STATED EXERCISE
In the listing that follows, retype every line from the first through the one containing "6.35, 6.2, 5.33];". Pictures are to be left out.
○ ○ ○ ○ ○ ○ ○
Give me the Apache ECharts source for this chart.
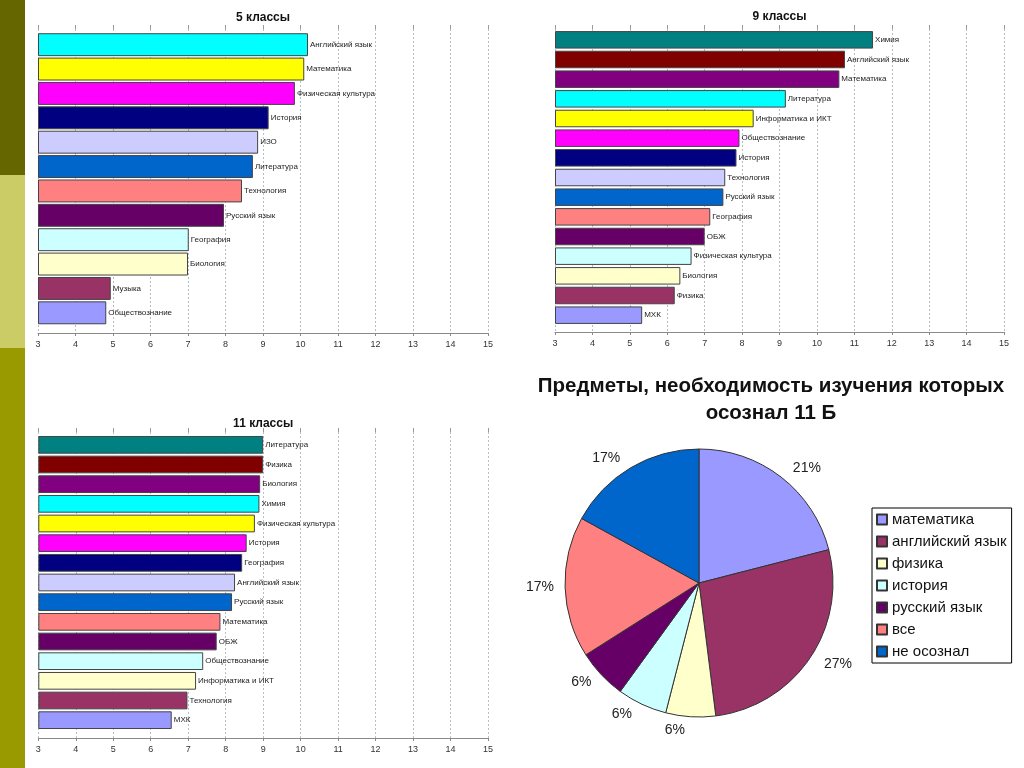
<!DOCTYPE html>
<html>
<head>
<meta charset="utf-8">
<script src="https://cdn.jsdelivr.net/npm/echarts@6/dist/echarts.min.js"></script>
<style>
html,body{margin:0;padding:0;background:#fff;}
#side1{position:absolute;left:0;top:0;width:25px;height:175px;background:#666600;}
#side2{position:absolute;left:0;top:175px;width:25px;height:173px;background:#cccc66;}
#side3{position:absolute;left:0;top:348px;width:25px;height:420px;background:#999900;}
#chart{position:absolute;left:0;top:0;width:1024px;height:768px;}
</style>
</head>
<body>
<div id="side1"></div><div id="side2"></div><div id="side3"></div>
<div id="chart"></div>
<script>
// ---- data ----
const fifthCats = ['Английский язык','Математика','Физическая культура','История','ИЗО','Литература','Технология','Русский язык','География','Биология','Музыка','Обществознание'];
const fifthVals = [10.2, 10.1, 9.85, 9.15, 8.87, 8.73, 8.44, 7.96, 7.02, 7.0, 4.94, 4.82];

const ninthCats = ['Химия','Английский язык','Математика','Литература','Информатика и ИКТ','Обществознание','История','Технология','Русский язык','География','ОБЖ','Физическая культура','Биология','Физика','МХК'];
const ninthVals = [11.5, 10.75, 10.6, 9.17, 8.31, 7.93, 7.85, 7.55, 7.5, 7.15, 7.0, 6.65, 6.35, 6.2, 5.33];

const eleventhCats = ['Литература','Физика','Биология','Химия','Физическая культура','История','География','Английский язык','Русский язык','Математика','ОБЖ','Обществознание','Информатика и ИКТ','Технология','МХК'];
const eleventhVals = [9.0, 9.0, 8.92, 8.9, 8.78, 8.56, 8.44, 8.25, 8.17, 7.86, 7.76, 7.4, 7.21, 6.98, 6.56];

const pieCats = ['математика','английский язык','физика','история','русский язык','все','не осознал'];
const pieVals = [21, 27, 6, 6, 6, 17, 17];

const barTitles = ['5 классы','9 классы','11 классы'];
const pieTitle = 'Предметы, необходимость изучения которых\nосознал 11 Б';
const axisMin = 3, axisMax = 15, axisStep = 1;

// ---- styles ----
const palette = ['#9999FF','#993366','#FFFFCC','#CCFFFF','#660066','#FF8080','#0066CC','#CCCCFF','#000080','#FF00FF','#FFFF00','#00FFFF','#800080','#800000','#008080'];
const FONT = 'Arial, "Liberation Sans", sans-serif';

const charts = [
  {cats: fifthCats, vals: fifthVals, title: barTitles[0],
   bars: {left: 38, width: 450, top: 32.5, height: 292.5, gap: '6%'},
   frame: {left: 38, width: 450, top: 25, height: 308}},
  {cats: ninthCats, vals: ninthVals, title: barTitles[1],
   bars: {left: 555, width: 449, top: 30, height: 295, gap: '11%'},
   frame: {left: 555, width: 449, top: 25, height: 307}},
  {cats: eleventhCats, vals: eleventhVals, title: barTitles[2],
   bars: {left: 38.3, width: 449.7, top: 435, height: 295, gap: '10%'},
   frame: {left: 38.3, width: 449.7, top: 428, height: 310}}
];
const titleTops = [12, 11, 418];

const grid = [], xAxis = [], yAxis = [], series = [], title = [];
charts.forEach((c, k) => {
  const gBar = grid.length;
  grid.push({left: c.bars.left, width: c.bars.width, top: c.bars.top, height: c.bars.height, containLabel: false});
  const gFrame = grid.length;
  grid.push({left: c.frame.left, width: c.frame.width, top: c.frame.top, height: c.frame.height, containLabel: false});

  const xBar = xAxis.length;
  xAxis.push({type: 'value', gridIndex: gBar, min: axisMin, max: axisMax, interval: axisStep, startValue: axisMin, show: false, splitLine: {show: false}});
  const yBar = yAxis.length;
  yAxis.push({type: 'category', gridIndex: gBar, data: c.cats, inverse: true, show: false});

  xAxis.push({type: 'value', gridIndex: gFrame, min: axisMin, max: axisMax, interval: axisStep, position: 'bottom',
    axisLine: {show: true, lineStyle: {color: '#8a8a8a', width: 1}},
    axisTick: {show: true, length: 3, lineStyle: {color: '#8a8a8a'}},
    axisLabel: {color: '#333', fontSize: 9, fontFamily: FONT, margin: 7},
    splitLine: {show: true, lineStyle: {color: '#b4bfcc', type: [2, 2], width: 1}}});
  xAxis.push({type: 'value', gridIndex: gFrame, min: axisMin, max: axisMax, interval: axisStep, position: 'top',
    axisLine: {show: false}, axisLabel: {show: false}, splitLine: {show: false},
    axisTick: {show: true, inside: true, length: 4, lineStyle: {color: '#999'}}});
  yAxis.push({type: 'value', gridIndex: gFrame, show: false, splitLine: {show: false}});

  const n = c.cats.length;
  series.push({
    type: 'bar', xAxisIndex: xBar, yAxisIndex: yBar,
    data: c.vals.map((v, i) => ({value: v, itemStyle: {color: palette[n - 1 - i]}})),
    barCategoryGap: c.bars.gap,
    itemStyle: {borderColor: '#444', borderWidth: 1},
    label: {show: true, position: 'right', distance: 2, formatter: p => p.name,
      fontSize: 8, color: '#222', fontFamily: FONT},
    emphasis: {disabled: true}, animation: false
  });

  title.push({text: c.title, left: c.frame.left + c.frame.width / 2, top: titleTops[k], textAlign: 'center', padding: 0,
    textStyle: {fontSize: 12, fontWeight: 'bold', color: '#111', fontFamily: FONT}});
});

title.push({text: pieTitle, left: 771, top: 373, textAlign: 'center', padding: 0,
  textStyle: {fontSize: 20.5, fontWeight: 'bold', color: '#111', fontFamily: FONT, lineHeight: 27}});

series.push({
  type: 'pie', center: [699, 583], radius: 134, startAngle: 90, clockwise: true,
  data: pieCats.map((name, i) => ({name, value: pieVals[i], itemStyle: {color: palette[i]}})),
  itemStyle: {borderColor: '#333', borderWidth: 1},
  label: {show: true, position: 'outside', formatter: p => p.value + '%', fontSize: 14, color: '#222', fontFamily: FONT},
  labelLine: {show: false, length: 11, length2: 0},
  emphasis: {disabled: true}, animation: false
});

const option = {
  animation: false,
  title,
  grid, xAxis, yAxis, series,
  legend: {
    data: pieCats, orient: 'vertical', left: 872, top: 508,
    borderColor: '#000', borderWidth: 1, padding: [4, 5, 4, 4],
    itemWidth: 10, itemHeight: 10, itemGap: 7, icon: 'rect',
    textStyle: {fontSize: 15, color: '#111', fontFamily: FONT, lineHeight: 15}
  }
};

const chart = echarts.init(document.getElementById('chart'), null, {renderer: 'canvas'});
chart.setOption(option);
</script>
</body>
</html>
○ ○ ○ ○ ○ ○ ○
PROBLEM SOLUTION
Give me the Apache ECharts source for this chart.
<!DOCTYPE html>
<html>
<head>
<meta charset="utf-8">
<script src="https://cdn.jsdelivr.net/npm/echarts@6/dist/echarts.min.js"></script>
<style>
html,body{margin:0;padding:0;background:#fff;}
#side1{position:absolute;left:0;top:0;width:25px;height:175px;background:#666600;}
#side2{position:absolute;left:0;top:175px;width:25px;height:173px;background:#cccc66;}
#side3{position:absolute;left:0;top:348px;width:25px;height:420px;background:#999900;}
#chart{position:absolute;left:0;top:0;width:1024px;height:768px;}
</style>
</head>
<body>
<div id="side1"></div><div id="side2"></div><div id="side3"></div>
<div id="chart"></div>
<script>
// ---- data ----
const fifthCats = ['Английский язык','Математика','Физическая культура','История','ИЗО','Литература','Технология','Русский язык','География','Биология','Музыка','Обществознание'];
const fifthVals = [10.2, 10.1, 9.85, 9.15, 8.87, 8.73, 8.44, 7.96, 7.02, 7.0, 4.94, 4.82];

const ninthCats = ['Химия','Английский язык','Математика','Литература','Информатика и ИКТ','Обществознание','История','Технология','Русский язык','География','ОБЖ','Физическая культура','Биология','Физика','МХК'];
const ninthVals = [11.5, 10.75, 10.6, 9.17, 8.31, 7.93, 7.85, 7.55, 7.5, 7.15, 7.0, 6.65, 6.35, 6.2, 5.33];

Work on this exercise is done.